=== TASK STATEMENT ===
Gather from the material every line that contains the string "seaborn".

=== SOURCE DATA ===
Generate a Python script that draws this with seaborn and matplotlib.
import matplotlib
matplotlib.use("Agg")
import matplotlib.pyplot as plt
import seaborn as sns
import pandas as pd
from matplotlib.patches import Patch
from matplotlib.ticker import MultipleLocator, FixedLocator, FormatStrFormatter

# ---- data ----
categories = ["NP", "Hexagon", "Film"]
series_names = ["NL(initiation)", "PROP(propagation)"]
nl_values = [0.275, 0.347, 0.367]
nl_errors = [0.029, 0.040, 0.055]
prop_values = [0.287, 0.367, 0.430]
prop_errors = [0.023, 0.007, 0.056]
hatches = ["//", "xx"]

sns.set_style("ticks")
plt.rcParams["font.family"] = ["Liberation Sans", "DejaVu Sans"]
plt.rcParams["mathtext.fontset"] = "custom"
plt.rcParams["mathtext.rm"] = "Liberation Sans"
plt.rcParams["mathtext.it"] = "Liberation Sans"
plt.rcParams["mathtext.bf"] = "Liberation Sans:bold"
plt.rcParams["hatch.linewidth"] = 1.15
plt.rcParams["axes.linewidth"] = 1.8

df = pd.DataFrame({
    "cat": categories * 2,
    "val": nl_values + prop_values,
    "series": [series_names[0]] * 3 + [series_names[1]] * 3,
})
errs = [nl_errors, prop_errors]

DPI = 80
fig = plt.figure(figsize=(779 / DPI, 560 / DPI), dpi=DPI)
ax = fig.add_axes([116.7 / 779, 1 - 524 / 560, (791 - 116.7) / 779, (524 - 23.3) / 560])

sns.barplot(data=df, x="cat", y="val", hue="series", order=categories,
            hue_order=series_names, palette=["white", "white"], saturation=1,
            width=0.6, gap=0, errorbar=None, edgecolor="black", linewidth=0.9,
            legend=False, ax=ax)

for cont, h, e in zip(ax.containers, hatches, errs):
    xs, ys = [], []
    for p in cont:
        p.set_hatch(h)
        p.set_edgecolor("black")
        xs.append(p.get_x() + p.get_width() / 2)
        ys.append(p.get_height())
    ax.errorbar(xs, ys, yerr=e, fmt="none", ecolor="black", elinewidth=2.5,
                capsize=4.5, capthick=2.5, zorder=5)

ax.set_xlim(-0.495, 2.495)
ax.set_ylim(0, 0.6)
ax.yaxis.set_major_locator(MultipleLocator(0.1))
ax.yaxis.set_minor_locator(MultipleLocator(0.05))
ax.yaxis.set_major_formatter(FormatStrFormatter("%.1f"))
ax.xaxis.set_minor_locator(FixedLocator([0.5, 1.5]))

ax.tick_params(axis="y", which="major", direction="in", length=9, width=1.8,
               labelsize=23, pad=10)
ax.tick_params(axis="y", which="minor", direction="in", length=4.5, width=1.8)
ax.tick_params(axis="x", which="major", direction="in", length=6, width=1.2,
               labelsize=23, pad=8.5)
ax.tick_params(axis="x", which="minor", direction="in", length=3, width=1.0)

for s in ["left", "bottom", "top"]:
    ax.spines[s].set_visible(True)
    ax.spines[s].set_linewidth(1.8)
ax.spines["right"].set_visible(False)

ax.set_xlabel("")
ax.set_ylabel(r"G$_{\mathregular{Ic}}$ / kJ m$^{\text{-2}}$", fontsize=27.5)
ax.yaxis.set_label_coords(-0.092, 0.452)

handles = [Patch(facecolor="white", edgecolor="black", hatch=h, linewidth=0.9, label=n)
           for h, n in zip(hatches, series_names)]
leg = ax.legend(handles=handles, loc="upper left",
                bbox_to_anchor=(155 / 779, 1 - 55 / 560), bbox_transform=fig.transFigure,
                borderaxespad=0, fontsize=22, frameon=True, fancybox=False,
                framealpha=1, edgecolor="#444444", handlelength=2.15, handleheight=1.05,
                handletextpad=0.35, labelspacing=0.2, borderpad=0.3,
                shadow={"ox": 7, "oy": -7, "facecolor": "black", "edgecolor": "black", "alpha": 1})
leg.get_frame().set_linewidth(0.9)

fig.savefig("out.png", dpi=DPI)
==
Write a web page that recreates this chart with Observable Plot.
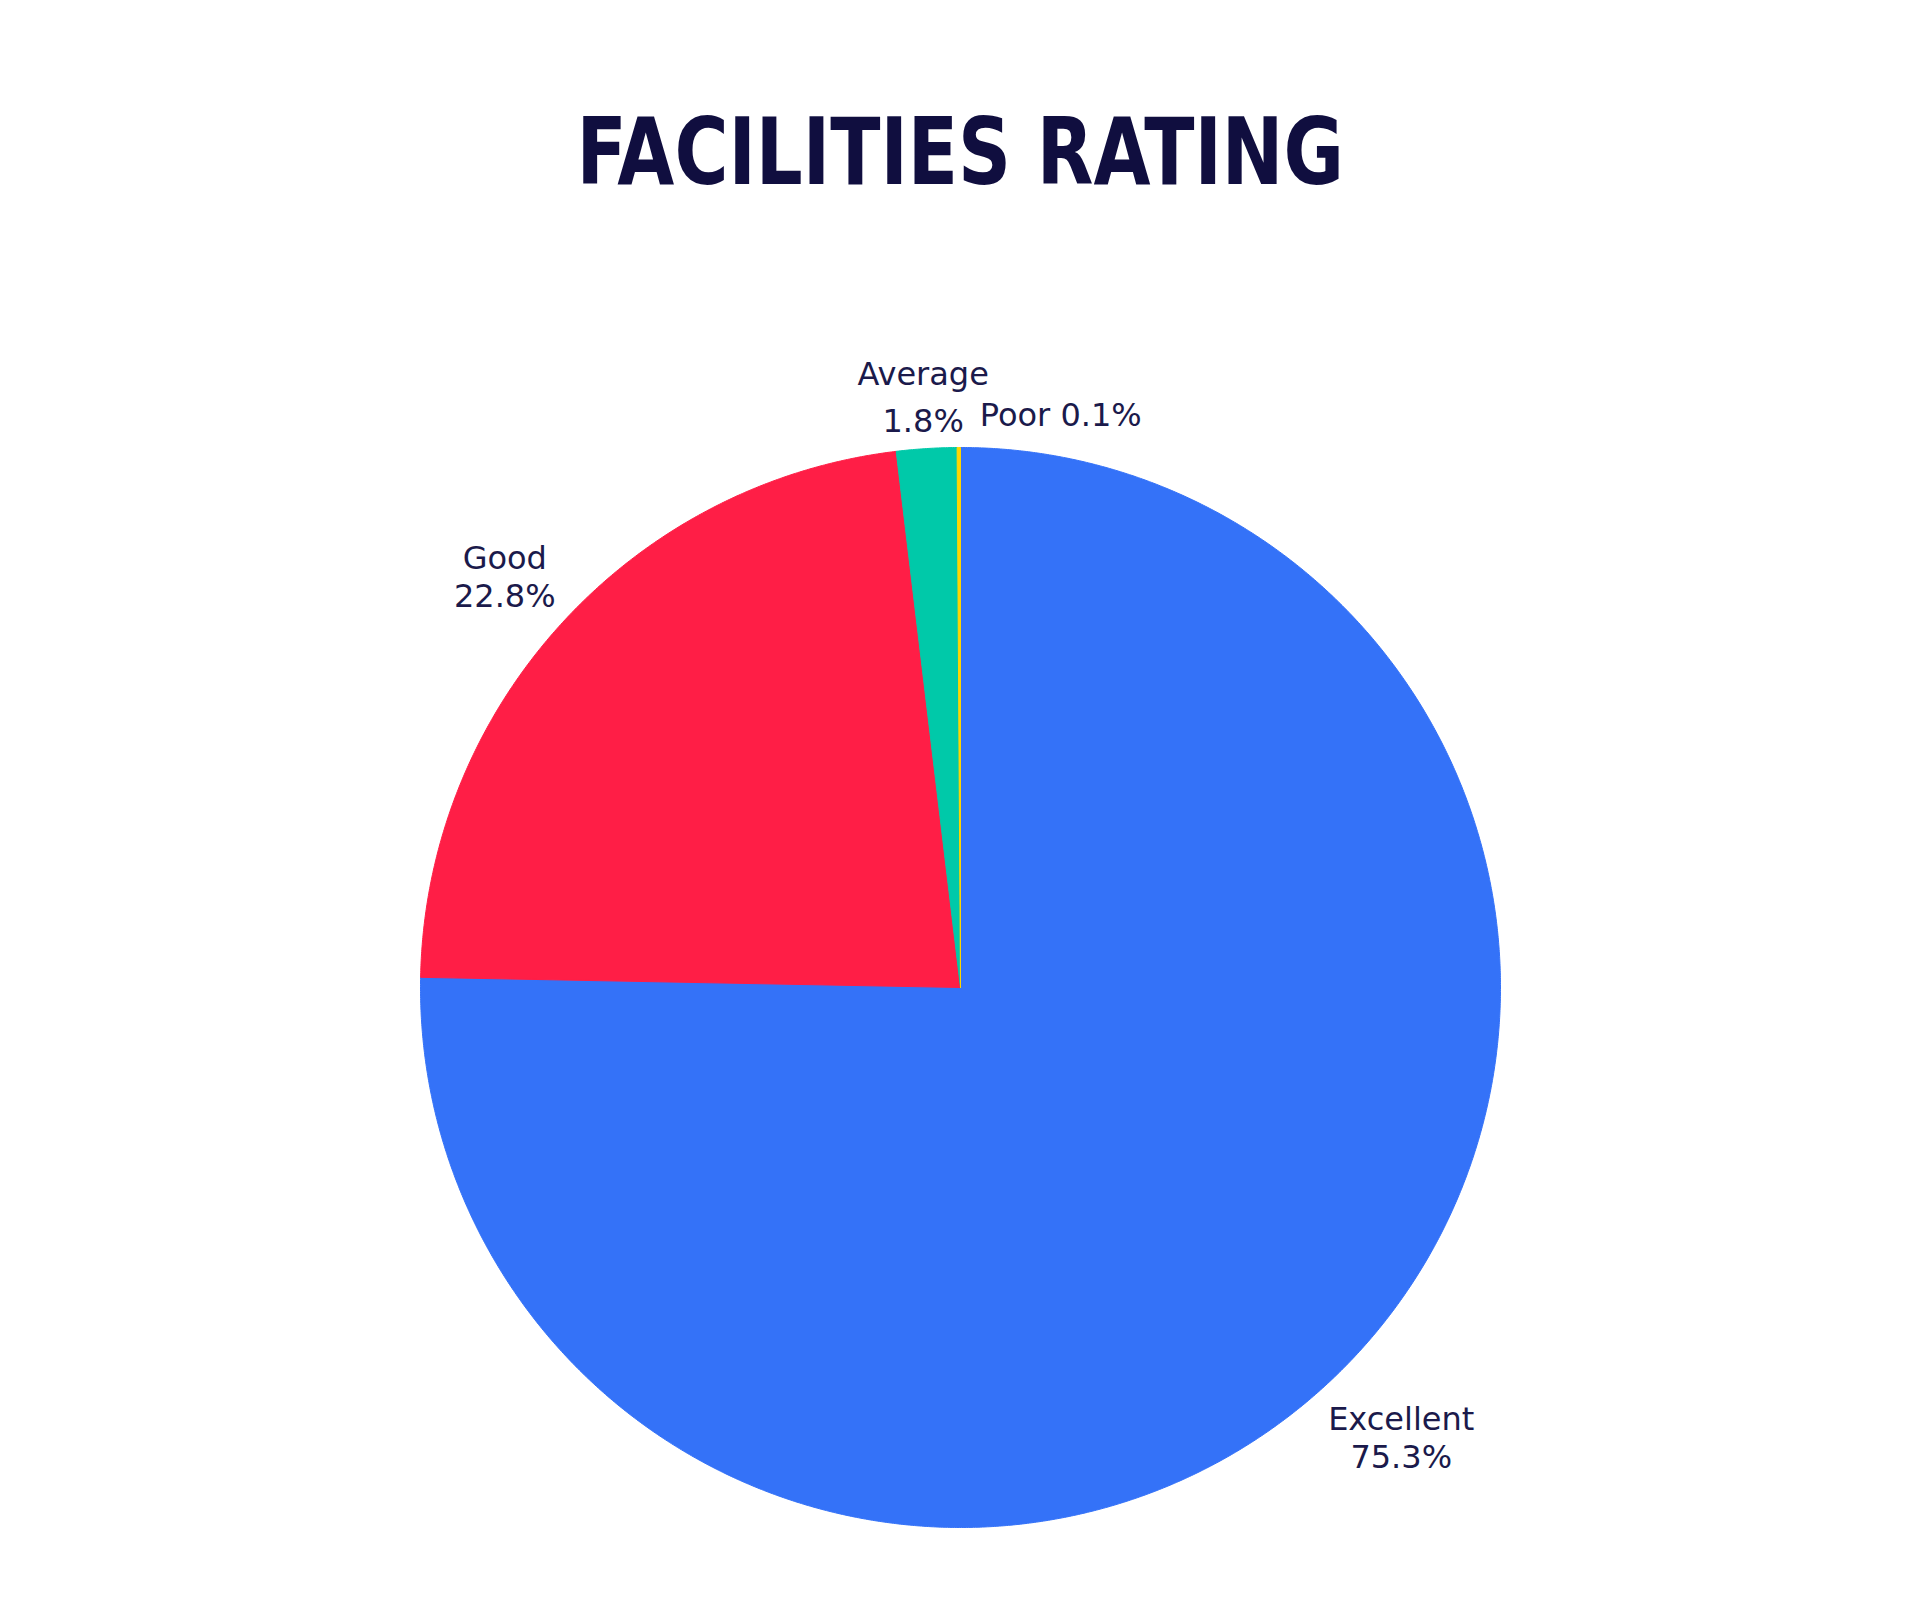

=== EXERCISE SOLUTION ===
Generate a Python script that draws this with seaborn and matplotlib.
import seaborn as sns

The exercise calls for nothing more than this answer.